With a superstar cast, a game director in Mike Nichols, and a wickedly satirical script courtesy of Aaron Sorkin, Charlie Wilson´s War seems to have everything going for it. But there´s one fatal flaw: it´s too short. Based on the purportedly true story of the titular character (played by Tom Hanks), a Democratic Congressman from Texas’ second district who liked women and alcohol and somehow managed to lead a campaign to deliver $1 billion of aid to the Afghan resistance in their fight against invading Russian forces. We know what eventually happened in Afghanistan, but the rise of the Taliban is something that the film deftly sidesteps; the country in need of aid could have been anywhere and the movie would still work – knowing what happened to the country afterwards just doubles the razor-sharp irony. Hanks is superb as the Texan senator with a thick southern drawl, but Phillip Seymour Hoffman steals the show as Gust Avrakotos (yes, the film has a lot of fun pronouncing his name too), the no-bullshit CIA agent who helps Wilson get his financing. Julia Roberts, however, as Joanne Herring, the wealthy socialite who initially urges Wilson to help Afghanistan, isn´t given much to do; one wonders why they chose an actor of her caliber for the role.
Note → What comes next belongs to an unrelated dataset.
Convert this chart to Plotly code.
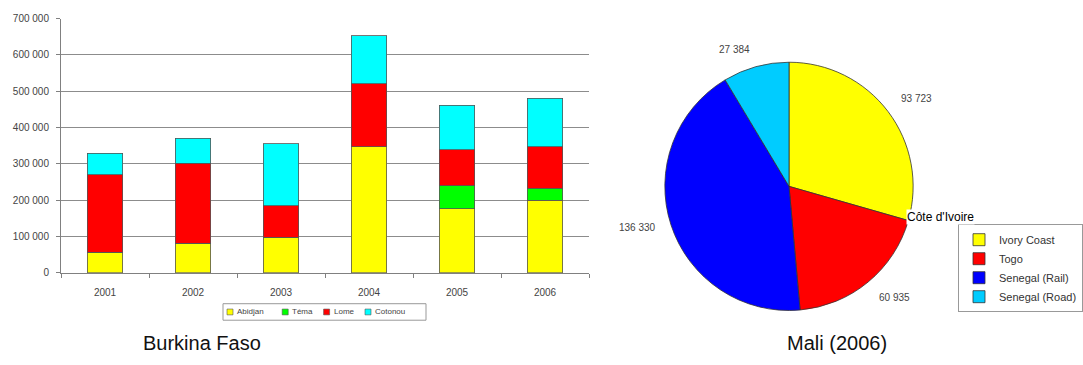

Sorkin´s script takes a number of shots of politics and most of them hit dead-on; we´ve come a long way since Capra´s vision of Washington, D.C. I only wish the film took it´s time; it often feels rushed, and though this can be understood from writer Sorkin´s standpoint – he had his greatest successes on television, with Sports Night and The West Wing – it truly brings the film down a notch.
Julian Schnabel´s The Diving Bell and the Butterfly tells the true story of Jean-Dominique Bauby, editor of the French fashion magazine Elle, who became paralyzed with “locked-in syndrome” after having a stroke in 1995 – unable to speak, move, or communicate with his loved ones, trapped inside his own mind like the hero of Trumbo´s Johnny Got His Gun – left with control only over one of his eyelids. Yet with that eyelid, blink-by-blink and letter-by-letter, he was able to painstakingly dictate his memoirs, which were novelized and published in 1997 – shortly after Bauby´s death. Schnabel´s film is not so much an adaptation of Bauby´s memoirs as it is a story of the incredible efforts that went into taking them; it´s an incredible journey, and for much of the film we´re locked inside Bauby´s mind, as he narrates the agonizing situation the stroke has left him in, unable to communicate it with anyone but us. And yet, the film is anything but depressing, or tragic: Bauby still finds humor in his situation, and his determination and outlook is nothing short of life-affirming. So incredibly tangible that we want to reach out and communicate with the characters in the film – of course, just like Bauby, we cannot. Though he´s immobilized throughout most of the film, Mathieu Amalric is incredible as Bauby. Direction and other technical aspects are flawless, including frequent Spielberg collaborator Janusz Kaminski´s tone-perfect cinematography. One of the very best films of 2007.
NOTE: The Diving Bell and the Butterfly is in French, subtitled in Czech on Prague screens.